Implicit bias of optimization algorithms and generalization of over-parameterized neural networks

Job Candidate Talk
Monday, February 6, 2023 - 2:00pm for 1 hour (actually 50 minutes)
Skiles 005, and
Chao Ma – Stanford University
Molei Tao

Please Note: Speaker will be in person, but also livestreamed but not recorded at

Modern neural networks are usually over-parameterized—the number of parameters exceeds the number of training data. In this case the loss function tends to have many (or even infinite) global minima, which imposes a challenge of minima selection on optimization algorithms besides the convergence. Specifically, when training a neural network, the algorithm not only has to find a global minimum, but also needs to select minima with good generalization among many others.
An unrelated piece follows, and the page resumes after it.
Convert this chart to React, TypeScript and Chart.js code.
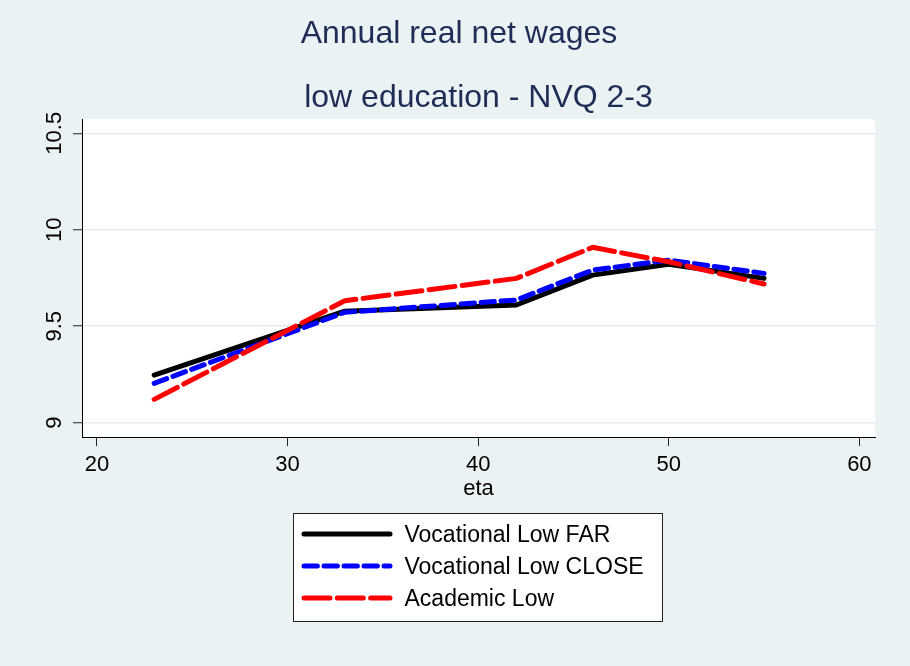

We study the mechanisms that facilitate global minima selection of optimization algorithms, as well as its connection with good generalization performance. First, with a linear stability theory, we show that stochastic gradient descent (SGD) favors global minima with flat and uniform landscape. Then, we build a theoretical connection of flatness and generalization performance based on a special multiplicative structure of neural networks. Connecting the two results, we develop generalization bounds for neural networks trained by SGD. Our bounds take the optimization process into consideration. Furthermore, we study the behavior of optimization algorithms around manifold of minima and reveal the exploration of algorithms from one minimum to another.